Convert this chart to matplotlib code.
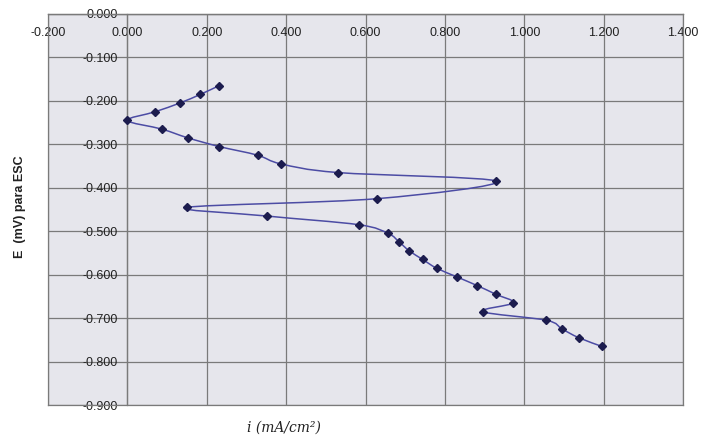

= = =

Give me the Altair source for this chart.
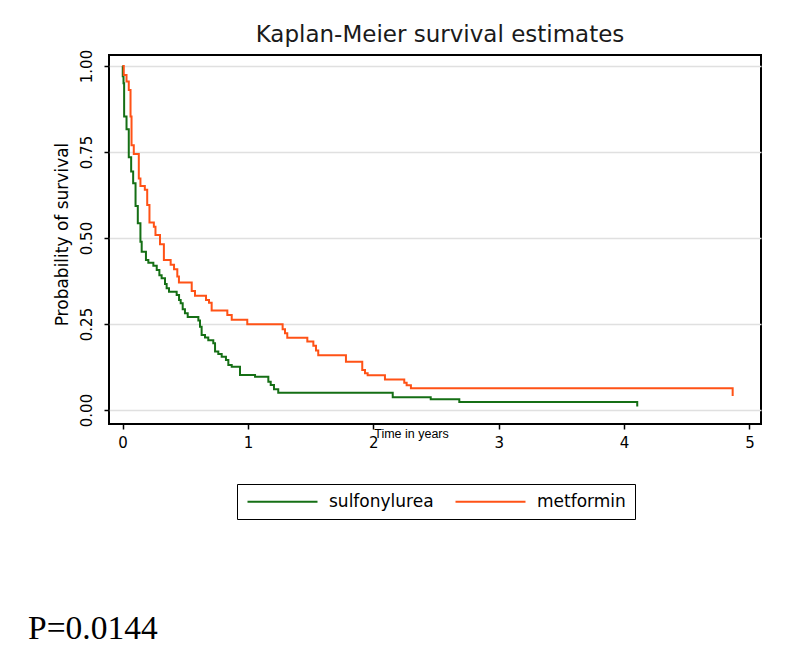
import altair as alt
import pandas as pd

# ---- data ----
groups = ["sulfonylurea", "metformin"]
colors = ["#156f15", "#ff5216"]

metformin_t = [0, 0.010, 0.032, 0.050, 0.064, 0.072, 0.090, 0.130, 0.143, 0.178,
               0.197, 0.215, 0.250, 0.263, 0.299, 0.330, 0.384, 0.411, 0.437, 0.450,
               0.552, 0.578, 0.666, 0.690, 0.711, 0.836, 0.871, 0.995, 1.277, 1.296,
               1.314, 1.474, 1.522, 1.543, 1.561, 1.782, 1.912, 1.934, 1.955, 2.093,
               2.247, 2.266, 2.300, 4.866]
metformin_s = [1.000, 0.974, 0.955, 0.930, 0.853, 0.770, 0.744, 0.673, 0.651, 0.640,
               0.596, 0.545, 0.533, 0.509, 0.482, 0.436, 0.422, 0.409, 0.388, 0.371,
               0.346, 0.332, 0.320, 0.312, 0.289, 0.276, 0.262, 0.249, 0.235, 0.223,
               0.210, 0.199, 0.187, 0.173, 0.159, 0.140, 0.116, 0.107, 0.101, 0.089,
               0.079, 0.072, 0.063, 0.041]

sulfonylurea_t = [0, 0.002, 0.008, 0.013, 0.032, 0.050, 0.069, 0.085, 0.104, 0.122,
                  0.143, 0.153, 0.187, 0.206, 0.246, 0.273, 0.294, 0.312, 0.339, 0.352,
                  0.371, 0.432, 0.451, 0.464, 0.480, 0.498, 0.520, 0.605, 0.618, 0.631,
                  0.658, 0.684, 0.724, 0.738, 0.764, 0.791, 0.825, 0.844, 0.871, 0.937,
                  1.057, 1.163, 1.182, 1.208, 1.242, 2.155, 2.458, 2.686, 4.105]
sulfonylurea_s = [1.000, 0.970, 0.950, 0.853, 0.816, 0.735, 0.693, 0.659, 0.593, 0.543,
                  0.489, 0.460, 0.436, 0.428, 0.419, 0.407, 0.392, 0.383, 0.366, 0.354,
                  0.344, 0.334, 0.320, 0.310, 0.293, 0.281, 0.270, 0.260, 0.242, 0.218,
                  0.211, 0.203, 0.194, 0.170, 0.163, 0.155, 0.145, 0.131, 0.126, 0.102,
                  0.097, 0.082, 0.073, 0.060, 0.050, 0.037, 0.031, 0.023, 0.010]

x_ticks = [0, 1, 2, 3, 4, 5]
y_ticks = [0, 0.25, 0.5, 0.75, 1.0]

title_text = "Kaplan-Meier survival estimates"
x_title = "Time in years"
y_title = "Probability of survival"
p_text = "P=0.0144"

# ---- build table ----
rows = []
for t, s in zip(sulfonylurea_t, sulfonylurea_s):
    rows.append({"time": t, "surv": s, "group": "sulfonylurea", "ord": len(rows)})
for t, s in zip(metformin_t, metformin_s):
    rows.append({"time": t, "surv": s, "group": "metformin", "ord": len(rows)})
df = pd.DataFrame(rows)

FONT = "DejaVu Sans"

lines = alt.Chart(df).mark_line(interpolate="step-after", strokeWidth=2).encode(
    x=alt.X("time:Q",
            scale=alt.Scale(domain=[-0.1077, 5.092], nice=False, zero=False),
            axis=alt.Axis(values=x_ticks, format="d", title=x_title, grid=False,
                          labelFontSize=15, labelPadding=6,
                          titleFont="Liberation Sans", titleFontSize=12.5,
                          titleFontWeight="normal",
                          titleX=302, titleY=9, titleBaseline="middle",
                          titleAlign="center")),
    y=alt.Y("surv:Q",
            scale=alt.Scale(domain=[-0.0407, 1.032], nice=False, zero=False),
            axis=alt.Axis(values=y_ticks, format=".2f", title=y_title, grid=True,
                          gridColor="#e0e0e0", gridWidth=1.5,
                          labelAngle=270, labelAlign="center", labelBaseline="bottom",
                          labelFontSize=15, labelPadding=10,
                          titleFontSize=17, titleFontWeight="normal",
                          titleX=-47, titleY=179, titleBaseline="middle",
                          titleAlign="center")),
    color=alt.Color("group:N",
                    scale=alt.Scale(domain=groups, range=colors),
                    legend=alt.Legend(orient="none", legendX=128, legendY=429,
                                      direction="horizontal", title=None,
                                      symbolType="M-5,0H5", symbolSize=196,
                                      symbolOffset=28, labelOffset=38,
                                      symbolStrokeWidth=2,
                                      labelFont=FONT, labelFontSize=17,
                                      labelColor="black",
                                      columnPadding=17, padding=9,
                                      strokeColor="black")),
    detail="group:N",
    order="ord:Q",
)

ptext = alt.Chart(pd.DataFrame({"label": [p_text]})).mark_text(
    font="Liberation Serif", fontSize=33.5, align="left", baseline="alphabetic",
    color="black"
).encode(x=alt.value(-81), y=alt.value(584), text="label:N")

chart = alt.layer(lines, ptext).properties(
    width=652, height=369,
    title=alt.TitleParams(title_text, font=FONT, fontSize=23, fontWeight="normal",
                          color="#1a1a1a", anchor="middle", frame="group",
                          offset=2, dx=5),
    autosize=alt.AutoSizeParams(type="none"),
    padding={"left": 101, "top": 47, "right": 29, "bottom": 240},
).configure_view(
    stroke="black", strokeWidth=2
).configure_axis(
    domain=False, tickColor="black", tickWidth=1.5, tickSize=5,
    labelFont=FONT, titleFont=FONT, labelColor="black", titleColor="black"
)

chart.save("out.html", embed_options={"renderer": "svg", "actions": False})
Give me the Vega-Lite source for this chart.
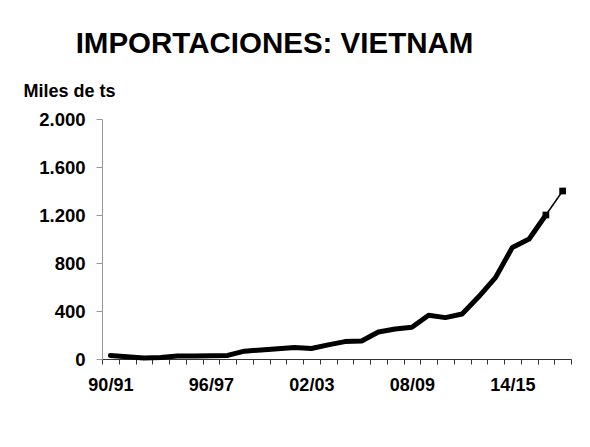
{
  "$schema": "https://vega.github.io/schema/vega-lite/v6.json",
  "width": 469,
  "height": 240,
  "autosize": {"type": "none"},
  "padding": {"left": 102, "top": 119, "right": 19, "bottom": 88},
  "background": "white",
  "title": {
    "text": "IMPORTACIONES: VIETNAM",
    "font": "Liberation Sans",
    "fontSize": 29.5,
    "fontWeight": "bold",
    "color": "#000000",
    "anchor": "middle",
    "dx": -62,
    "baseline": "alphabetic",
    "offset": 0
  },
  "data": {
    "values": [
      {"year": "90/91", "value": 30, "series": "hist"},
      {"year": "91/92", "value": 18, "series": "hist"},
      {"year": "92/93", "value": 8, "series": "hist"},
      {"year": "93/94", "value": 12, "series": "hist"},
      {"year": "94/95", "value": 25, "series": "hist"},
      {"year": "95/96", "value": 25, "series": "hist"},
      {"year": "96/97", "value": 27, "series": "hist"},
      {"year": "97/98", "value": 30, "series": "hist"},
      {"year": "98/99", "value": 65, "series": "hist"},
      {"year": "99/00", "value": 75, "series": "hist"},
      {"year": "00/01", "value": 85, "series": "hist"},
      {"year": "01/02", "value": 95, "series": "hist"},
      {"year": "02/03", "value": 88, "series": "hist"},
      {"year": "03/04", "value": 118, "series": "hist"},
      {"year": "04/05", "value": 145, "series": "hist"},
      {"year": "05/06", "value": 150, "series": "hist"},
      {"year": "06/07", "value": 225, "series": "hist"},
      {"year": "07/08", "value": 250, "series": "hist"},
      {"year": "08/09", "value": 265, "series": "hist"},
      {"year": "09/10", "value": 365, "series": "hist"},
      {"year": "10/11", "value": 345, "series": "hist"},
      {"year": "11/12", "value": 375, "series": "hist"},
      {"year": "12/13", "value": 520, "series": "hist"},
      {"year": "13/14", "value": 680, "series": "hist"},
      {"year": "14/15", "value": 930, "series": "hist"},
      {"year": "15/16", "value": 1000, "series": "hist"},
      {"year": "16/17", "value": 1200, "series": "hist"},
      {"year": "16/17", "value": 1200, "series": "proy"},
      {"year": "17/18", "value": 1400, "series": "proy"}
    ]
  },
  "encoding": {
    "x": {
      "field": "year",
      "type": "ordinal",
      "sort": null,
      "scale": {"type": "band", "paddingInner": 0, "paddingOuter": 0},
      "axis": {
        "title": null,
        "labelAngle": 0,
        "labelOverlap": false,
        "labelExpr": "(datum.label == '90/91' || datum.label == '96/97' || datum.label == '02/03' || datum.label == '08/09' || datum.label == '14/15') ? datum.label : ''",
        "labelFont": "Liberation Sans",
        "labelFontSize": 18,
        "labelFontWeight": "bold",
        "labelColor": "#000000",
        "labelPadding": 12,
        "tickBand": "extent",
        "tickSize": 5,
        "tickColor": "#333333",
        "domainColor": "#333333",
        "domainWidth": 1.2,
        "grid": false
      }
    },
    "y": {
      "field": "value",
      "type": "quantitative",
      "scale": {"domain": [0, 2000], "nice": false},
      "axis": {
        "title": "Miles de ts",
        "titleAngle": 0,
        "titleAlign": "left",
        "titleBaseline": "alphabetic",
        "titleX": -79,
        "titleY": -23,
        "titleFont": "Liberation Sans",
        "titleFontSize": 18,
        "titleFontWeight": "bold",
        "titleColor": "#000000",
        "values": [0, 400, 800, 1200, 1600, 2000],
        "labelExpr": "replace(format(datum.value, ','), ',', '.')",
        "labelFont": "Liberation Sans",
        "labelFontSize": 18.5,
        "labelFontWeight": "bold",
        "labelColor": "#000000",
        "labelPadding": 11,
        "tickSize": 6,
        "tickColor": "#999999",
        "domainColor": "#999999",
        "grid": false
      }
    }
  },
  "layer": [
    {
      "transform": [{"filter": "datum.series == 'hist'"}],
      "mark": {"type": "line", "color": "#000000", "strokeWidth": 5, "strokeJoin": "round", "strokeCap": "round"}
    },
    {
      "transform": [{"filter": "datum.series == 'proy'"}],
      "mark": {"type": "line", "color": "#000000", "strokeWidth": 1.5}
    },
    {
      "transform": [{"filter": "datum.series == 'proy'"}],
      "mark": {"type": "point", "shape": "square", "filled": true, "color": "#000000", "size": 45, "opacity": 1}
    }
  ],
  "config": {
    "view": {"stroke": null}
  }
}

= = =

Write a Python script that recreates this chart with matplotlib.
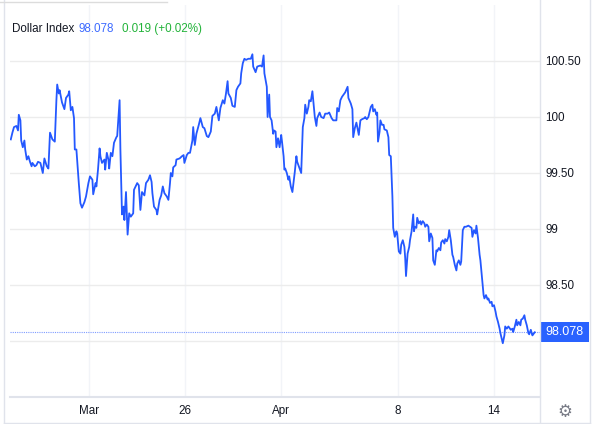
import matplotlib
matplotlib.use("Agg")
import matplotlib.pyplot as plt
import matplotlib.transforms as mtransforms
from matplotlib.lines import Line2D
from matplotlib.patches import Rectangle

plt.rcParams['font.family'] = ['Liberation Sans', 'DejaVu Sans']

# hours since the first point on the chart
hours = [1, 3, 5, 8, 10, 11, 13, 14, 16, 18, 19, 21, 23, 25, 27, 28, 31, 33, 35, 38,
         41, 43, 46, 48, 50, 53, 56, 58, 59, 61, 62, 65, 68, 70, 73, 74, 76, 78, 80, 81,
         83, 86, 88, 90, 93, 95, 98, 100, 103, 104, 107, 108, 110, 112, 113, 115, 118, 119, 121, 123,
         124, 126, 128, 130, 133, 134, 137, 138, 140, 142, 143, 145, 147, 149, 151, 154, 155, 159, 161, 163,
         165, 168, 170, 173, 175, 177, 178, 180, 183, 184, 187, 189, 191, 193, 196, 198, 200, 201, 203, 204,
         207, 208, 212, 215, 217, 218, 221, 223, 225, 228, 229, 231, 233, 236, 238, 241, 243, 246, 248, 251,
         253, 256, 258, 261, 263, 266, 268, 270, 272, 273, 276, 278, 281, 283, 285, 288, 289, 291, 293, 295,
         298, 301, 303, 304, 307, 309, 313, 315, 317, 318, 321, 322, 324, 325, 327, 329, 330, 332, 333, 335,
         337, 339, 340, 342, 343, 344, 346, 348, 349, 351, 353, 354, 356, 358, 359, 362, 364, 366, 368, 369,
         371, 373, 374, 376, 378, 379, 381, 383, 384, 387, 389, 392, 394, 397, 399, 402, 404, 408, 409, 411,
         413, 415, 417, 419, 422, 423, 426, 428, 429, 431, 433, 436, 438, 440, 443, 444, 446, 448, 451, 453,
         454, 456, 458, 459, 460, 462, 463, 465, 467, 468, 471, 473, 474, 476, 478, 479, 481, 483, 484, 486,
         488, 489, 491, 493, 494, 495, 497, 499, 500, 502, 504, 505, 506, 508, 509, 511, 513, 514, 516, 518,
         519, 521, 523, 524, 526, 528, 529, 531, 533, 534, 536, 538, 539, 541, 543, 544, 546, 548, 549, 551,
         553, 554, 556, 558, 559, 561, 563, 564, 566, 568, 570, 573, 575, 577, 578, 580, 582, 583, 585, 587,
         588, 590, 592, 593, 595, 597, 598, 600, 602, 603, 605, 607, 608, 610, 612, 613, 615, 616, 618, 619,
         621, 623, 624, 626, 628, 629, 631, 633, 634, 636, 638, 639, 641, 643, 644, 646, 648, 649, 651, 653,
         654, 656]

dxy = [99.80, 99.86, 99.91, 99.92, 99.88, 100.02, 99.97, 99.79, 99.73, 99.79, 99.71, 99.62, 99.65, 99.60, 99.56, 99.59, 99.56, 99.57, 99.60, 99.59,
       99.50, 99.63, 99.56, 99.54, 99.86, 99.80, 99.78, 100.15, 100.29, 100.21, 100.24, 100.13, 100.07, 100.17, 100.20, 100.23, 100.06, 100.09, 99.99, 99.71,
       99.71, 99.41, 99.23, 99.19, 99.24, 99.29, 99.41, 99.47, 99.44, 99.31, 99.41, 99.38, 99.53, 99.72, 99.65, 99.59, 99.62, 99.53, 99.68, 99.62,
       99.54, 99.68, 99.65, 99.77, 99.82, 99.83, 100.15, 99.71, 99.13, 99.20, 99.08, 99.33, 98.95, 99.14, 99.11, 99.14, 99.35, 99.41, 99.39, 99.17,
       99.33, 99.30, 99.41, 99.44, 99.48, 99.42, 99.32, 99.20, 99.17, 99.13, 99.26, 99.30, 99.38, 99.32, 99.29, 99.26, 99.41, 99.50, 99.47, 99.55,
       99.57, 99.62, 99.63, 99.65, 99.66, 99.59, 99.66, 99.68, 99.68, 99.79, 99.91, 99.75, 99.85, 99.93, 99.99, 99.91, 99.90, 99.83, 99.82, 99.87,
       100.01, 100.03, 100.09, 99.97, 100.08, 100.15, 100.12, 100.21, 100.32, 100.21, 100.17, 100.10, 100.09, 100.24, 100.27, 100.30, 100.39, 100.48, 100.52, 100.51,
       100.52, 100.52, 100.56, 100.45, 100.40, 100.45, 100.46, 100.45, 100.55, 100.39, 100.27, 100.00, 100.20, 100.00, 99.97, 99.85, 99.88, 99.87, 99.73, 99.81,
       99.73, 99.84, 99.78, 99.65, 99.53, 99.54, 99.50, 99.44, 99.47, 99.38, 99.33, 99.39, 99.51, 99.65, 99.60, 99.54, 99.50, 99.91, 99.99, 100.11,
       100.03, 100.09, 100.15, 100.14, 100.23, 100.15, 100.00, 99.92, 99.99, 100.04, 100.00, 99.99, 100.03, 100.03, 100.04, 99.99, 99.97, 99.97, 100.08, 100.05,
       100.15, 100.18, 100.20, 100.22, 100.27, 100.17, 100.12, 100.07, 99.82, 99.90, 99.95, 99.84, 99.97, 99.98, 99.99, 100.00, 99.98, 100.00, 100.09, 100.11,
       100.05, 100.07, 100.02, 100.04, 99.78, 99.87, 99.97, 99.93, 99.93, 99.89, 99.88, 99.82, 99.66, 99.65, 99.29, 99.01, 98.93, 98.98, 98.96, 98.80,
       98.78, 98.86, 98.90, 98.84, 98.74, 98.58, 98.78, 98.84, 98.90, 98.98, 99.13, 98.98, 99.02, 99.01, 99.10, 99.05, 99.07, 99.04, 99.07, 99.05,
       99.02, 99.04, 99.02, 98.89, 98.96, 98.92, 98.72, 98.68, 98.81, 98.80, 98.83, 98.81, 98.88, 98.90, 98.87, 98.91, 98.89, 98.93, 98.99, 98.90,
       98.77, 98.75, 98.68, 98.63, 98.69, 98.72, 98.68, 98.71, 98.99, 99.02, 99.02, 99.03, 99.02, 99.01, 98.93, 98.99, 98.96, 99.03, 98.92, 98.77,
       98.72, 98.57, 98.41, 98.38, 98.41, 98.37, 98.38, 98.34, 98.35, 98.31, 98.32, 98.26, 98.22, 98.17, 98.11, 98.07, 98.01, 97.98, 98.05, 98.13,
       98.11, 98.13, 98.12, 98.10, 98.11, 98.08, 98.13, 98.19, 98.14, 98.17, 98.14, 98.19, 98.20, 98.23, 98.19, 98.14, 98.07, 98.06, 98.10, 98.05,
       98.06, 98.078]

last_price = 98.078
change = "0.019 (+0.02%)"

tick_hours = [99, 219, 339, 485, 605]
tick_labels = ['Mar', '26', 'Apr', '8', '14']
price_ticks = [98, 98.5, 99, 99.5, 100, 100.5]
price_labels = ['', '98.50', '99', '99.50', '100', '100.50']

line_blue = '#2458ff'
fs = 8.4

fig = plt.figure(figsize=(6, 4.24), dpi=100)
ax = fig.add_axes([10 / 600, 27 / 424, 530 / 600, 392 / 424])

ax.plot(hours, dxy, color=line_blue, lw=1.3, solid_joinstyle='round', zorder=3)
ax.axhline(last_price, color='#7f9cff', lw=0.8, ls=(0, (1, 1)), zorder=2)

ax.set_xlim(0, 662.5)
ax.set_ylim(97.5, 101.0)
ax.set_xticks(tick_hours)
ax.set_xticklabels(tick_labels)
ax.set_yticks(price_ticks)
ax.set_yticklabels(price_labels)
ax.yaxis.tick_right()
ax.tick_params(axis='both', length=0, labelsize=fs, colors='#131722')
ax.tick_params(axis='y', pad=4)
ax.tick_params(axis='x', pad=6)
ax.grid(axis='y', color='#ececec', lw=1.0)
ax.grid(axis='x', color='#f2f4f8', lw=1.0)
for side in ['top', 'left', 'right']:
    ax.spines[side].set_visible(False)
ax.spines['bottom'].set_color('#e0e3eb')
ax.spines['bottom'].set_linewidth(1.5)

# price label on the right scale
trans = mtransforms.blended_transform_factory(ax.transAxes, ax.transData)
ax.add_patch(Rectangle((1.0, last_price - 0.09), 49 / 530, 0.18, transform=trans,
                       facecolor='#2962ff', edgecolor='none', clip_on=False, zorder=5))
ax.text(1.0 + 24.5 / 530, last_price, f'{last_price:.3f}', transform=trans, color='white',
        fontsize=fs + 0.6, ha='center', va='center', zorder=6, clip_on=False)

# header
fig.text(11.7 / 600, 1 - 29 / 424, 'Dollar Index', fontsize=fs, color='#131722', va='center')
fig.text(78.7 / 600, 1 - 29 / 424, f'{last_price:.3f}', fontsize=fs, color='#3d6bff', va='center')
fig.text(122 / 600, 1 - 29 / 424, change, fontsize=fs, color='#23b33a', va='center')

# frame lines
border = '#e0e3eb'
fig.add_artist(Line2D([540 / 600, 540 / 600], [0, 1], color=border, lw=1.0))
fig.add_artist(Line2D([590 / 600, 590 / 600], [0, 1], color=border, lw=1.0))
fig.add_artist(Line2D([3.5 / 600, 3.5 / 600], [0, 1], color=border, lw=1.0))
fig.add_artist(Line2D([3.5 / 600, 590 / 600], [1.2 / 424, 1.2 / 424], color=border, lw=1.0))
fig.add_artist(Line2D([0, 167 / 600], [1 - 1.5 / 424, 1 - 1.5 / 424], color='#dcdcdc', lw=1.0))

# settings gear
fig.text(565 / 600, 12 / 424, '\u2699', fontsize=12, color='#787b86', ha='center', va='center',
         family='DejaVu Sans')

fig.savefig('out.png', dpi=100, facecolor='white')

= = =

▶ **What to work on**
Looking back at the lines above, state how many contain the word "Give", and supply nothing besides the number.

▶ **Response**
2